COLLECTED MATERIAL:
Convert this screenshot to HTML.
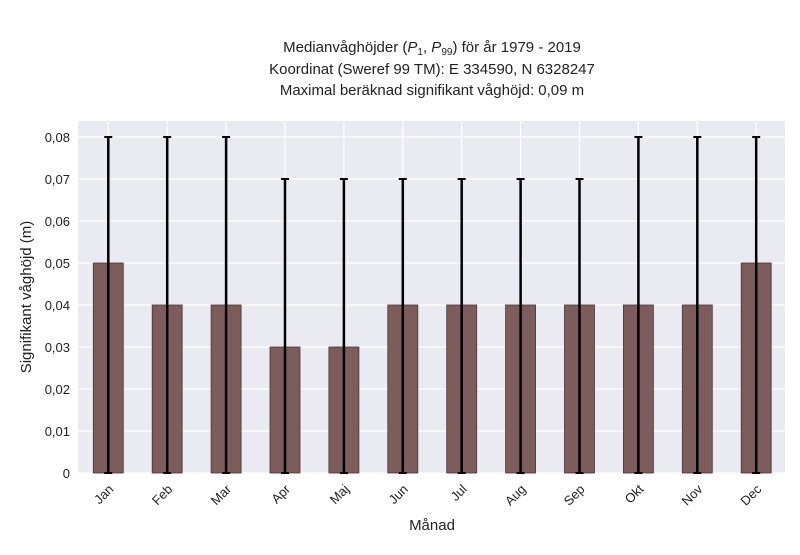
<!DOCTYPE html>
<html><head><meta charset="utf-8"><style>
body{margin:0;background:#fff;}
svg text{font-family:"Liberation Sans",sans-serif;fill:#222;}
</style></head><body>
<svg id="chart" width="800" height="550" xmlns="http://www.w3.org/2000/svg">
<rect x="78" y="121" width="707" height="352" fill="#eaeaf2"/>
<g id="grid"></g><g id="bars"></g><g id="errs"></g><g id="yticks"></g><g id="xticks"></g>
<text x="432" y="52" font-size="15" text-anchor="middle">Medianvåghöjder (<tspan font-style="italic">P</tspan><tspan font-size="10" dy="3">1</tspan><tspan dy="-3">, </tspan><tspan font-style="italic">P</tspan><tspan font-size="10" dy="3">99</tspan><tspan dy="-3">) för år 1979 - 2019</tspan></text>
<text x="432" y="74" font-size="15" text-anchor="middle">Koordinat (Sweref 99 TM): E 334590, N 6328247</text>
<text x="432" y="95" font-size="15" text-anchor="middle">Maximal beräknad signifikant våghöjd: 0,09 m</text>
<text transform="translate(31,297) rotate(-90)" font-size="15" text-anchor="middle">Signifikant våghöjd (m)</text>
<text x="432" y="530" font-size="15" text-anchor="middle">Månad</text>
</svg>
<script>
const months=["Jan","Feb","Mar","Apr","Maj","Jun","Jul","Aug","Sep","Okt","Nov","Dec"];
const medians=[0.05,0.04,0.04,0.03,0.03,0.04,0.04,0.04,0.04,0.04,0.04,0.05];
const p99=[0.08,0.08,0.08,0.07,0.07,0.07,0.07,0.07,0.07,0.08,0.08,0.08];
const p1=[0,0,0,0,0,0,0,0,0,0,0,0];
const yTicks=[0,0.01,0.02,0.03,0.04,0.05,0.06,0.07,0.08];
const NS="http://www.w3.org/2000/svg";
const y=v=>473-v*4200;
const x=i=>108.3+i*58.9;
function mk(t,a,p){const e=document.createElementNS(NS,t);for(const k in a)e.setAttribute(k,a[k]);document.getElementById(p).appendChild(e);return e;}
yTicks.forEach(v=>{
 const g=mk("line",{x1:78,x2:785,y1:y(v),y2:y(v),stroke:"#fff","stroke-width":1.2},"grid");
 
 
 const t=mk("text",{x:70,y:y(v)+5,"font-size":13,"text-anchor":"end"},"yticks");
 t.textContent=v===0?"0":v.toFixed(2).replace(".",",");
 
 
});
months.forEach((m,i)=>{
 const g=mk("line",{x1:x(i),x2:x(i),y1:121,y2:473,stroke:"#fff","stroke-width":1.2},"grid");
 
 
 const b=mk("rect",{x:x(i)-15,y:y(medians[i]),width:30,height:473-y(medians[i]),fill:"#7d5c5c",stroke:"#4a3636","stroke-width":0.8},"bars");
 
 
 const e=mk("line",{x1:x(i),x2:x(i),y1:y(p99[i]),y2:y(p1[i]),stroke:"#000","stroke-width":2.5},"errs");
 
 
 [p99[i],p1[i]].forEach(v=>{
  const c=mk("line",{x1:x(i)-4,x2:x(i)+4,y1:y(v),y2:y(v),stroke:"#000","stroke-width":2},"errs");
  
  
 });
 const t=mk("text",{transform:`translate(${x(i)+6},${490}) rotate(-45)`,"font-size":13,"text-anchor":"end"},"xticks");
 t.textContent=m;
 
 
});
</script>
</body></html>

PROBLEM: Retype everything in the material word for word, minus pictures.

OUTPUT:
Convert this screenshot to HTML.
<!DOCTYPE html>
<html><head><meta charset="utf-8"><style>
body{margin:0;background:#fff;}
svg text{font-family:"Liberation Sans",sans-serif;fill:#222;}
</style></head><body>
<svg id="chart" width="800" height="550" xmlns="http://www.w3.org/2000/svg">
<rect x="78" y="121" width="707" height="352" fill="#eaeaf2"/>
<g id="grid"></g><g id="bars"></g><g id="errs"></g><g id="yticks"></g><g id="xticks"></g>
<text x="432" y="52" font-size="15" text-anchor="middle">Medianvåghöjder (<tspan font-style="italic">P</tspan><tspan font-size="10" dy="3">1</tspan><tspan dy="-3">, </tspan><tspan font-style="italic">P</tspan><tspan font-size="10" dy="3">99</tspan><tspan dy="-3">) för år 1979 - 2019</tspan></text>
<text x="432" y="74" font-size="15" text-anchor="middle">Koordinat (Sweref 99 TM): E 334590, N 6328247</text>
<text x="432" y="95" font-size="15" text-anchor="middle">Maximal beräknad signifikant våghöjd: 0,09 m</text>
<text transform="translate(31,297) rotate(-90)" font-size="15" text-anchor="middle">Signifikant våghöjd (m)</text>
<text x="432" y="530" font-size="15" text-anchor="middle">Månad</text>
</svg>
<script>
const months=["Jan","Feb","Mar","Apr","Maj","Jun","Jul","Aug","Sep","Okt","Nov","Dec"];
const medians=[0.05,0.04,0.04,0.03,0.03,0.04,0.04,0.04,0.04,0.04,0.04,0.05];
const p99=[0.08,0.08,0.08,0.07,0.07,0.07,0.07,0.07,0.07,0.08,0.08,0.08];
const p1=[0,0,0,0,0,0,0,0,0,0,0,0];
const yTicks=[0,0.01,0.02,0.03,0.04,0.05,0.06,0.07,0.08];
const NS="http://www.w3.org/2000/svg";
const y=v=>473-v*4200;
const x=i=>108.3+i*58.9;
function mk(t,a,p){const e=document.createElementNS(NS,t);for(const k in a)e.setAttribute(k,a[k]);document.getElementById(p).appendChild(e);return e;}
yTicks.forEach(v=>{
 const g=mk("line",{x1:78,x2:785,y1:y(v),y2:y(v),stroke:"#fff","stroke-width":1.2},"grid");
 
 
 const t=mk("text",{x:70,y:y(v)+5,"font-size":13,"text-anchor":"end"},"yticks");
 t.textContent=v===0?"0":v.toFixed(2).replace(".",",");
 
 
});
months.forEach((m,i)=>{
 const g=mk("line",{x1:x(i),x2:x(i),y1:121,y2:473,stroke:"#fff","stroke-width":1.2},"grid");
 
 
 const b=mk("rect",{x:x(i)-15,y:y(medians[i]),width:30,height:473-y(medians[i]),fill:"#7d5c5c",stroke:"#4a3636","stroke-width":0.8},"bars");
 
 
 const e=mk("line",{x1:x(i),x2:x(i),y1:y(p99[i]),y2:y(p1[i]),stroke:"#000","stroke-width":2.5},"errs");
 
 
 [p99[i],p1[i]].forEach(v=>{
  const c=mk("line",{x1:x(i)-4,x2:x(i)+4,y1:y(v),y2:y(v),stroke:"#000","stroke-width":2},"errs");
  
  
 });
 const t=mk("text",{transform:`translate(${x(i)+6},${490}) rotate(-45)`,"font-size":13,"text-anchor":"end"},"xticks");
 t.textContent=m;
 
 
});
</script>
</body></html>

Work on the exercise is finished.